Raft 笔记(三) – etcd/raft

正如 Raft 的设计目标，Raft 的理论很简单，但是正确又高效的实现没那么容易，需要注意很多 corner case。目前最出名的实现当属 etcd/raft，它的实现基本按照Raft-thesis来，所以在看代码前最好过一遍。

etcd/raft

etcd/raft 最大的优点是把整个 raft 实现为独立的状态机，以消息为输入，然后执行相应的状态转换，再返回需要由用户处理的部分。当使用时，需要用户实现相应的 transportation layer 和 storage layer。这种实现有很多好处：

灵活性：定制化选择 transportation layer 和 storage layer;
性能：raft 只实现状态转移，性能由用户决定；
确定性：方便测试，可以很容易的 mock 出网络和磁盘。

结构

etcd/raft 为纯粹的状态机模型，所有的事件都以消息的形式处理。

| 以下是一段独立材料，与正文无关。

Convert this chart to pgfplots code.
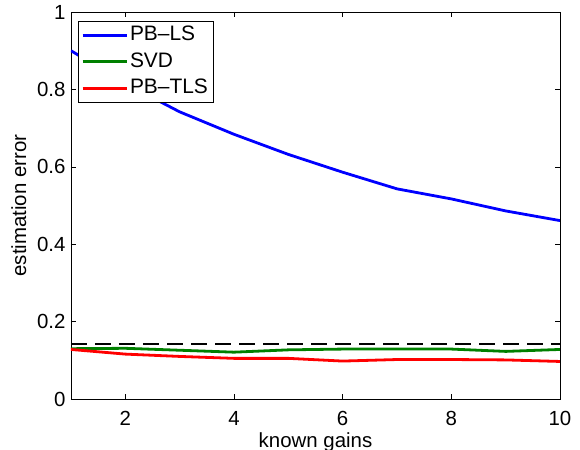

它主要有两个结构：

raft: raft 状态机，根据消息触发状态转换；
Node: 代表了 raft cluster 中的一个节点，提供了与 raft 状态机交互的接口。

raft 结构体维护了当前节点的 raft 状态，如 Term, Vote, lead 等，是非线程安全的，提供方法触发状态变化。主要的方法如下：

tick: 每次调用会增加内部的逻辑时钟，用于触发超时事件如 leader election 和 heartbeat；
step: 类型为 type stepFunc func(r *raft, m pb.Message) error，用于处理消息；
还有其他方法用于处理成员变更、获取状态等。

Node 是与用户交互的入口，是一个接口，具体实现会调用 raft 提供的方法，触发状态变化。它主要提供了如下几种方法：

Tick(): 用于增加 raft 的逻辑时钟；
Propose(): 用于 propose 客户端的请求；
ProposeConfChange(): 用于处理成员变更的请求；
Ready(): 返回只读的 chan，用于获取 raft 的当前状态，由用户进行相应处理；
Advance(): 通知 Node 之前从 Ready() 返回的状态已被处理完，可以进行一下轮处理。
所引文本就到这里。